Imtech UK’s new general manager plans to streamline and consolidate the business over the coming months but will not be making any acquisitions this year.
Paul Kavanagh, who took over as general manager from Jim Steele on 1 January, told H&V News that acquisitions across the group have been suspended as a direct result of problem projects in Poland, which caused Dutch-owned parent firm Imtech NV to write down £86 million and breach its bank covenants.
But he said the UK firm would be unaffected by the acquisition freeze, as it had no plans to buy this year.
Following the write-down announcement, the group’s share price was down 55 per cent this week, from 19.65 euros to 9 euros, and the group has already said it will not be paying a 2012 dividend.
Mr Kavanagh, who co-founded the UK M&E, technical FM, engineering contracting and systems and processes firm, said 2013 is “about consolidating, getting the organisation right and setting a basis for going forward” in the UK.
However, he said that this strategy was not linked to problems with the Polish business and that consolidation will focus on raising the profile of Imtech as a brand while retaining its local presence.
Mr Kavanagh said he could not comment on what options Imtech NV may pursue, pointing out that NV are responsible for the corporate position of the group.
Asked whether the group’s breach of bank covenants has had any impact on Imtech UK’s bidding strength, he said his team were “very comfortable at the moment that we retain [clients’] confidence, both in stuff we are bidding and delivering”.
He said the firm is generally bidding on smaller projects “where that sort of conversation doesn’t arise”, adding that “it has not affected any business we are looking at at the moment”.
The same factors apply to working with JV partners such as Laing O’Rourke, with whom Imtech UK is bidding the Thames Water AMP6 work, he added.
UK consolidation will focus on creating a more streamlined business while raising the profile of Imtech, which has expanded rapidly through acquisition and organic growth since it was founded in 2003.
Mr Kavanagh said that UK revenue, including the Irish division and UK international operation in the Middle East and Kazakhstan, is now “considerably larger” than the £500m reported for the 2011 financial year, but denied reports the company is working towards a £1bn revenue target.
He stressed that Imtech’s primary driver remains profitability and cash generation, saying the firm has generally acquired strong businesses, either at the sort of profitability they want or with the aim of getting them there, along with getting regional coverage.
Mr Kavanagh said the group will continue its policy of letting people who grew and sold the various businesses carry on running them within a flat management structure.

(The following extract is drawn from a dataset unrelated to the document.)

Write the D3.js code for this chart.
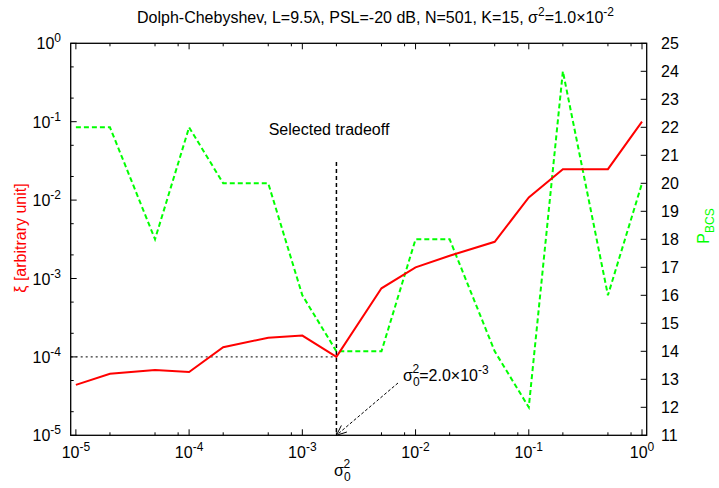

But he added: “What we do want to do is streamline the business so people are more aware of the capability in contracting and technical maintenance. At the moment they tend to identify with the regional business and not Imtech.”
Mr Kavanagh has been central to Imtech UK’s growth to employ 3,300 people, and said there has been no radical shift in the plan, adding “we always knew we were going to get to this point”. He said he had worked very closely with Mr Steele for 25 years.
Imtech boss Paul Kavanagh expects M&E to continue to take the strain as the largest subcontract, given that it has the most investors and is undertaken t a late stage in the construction process.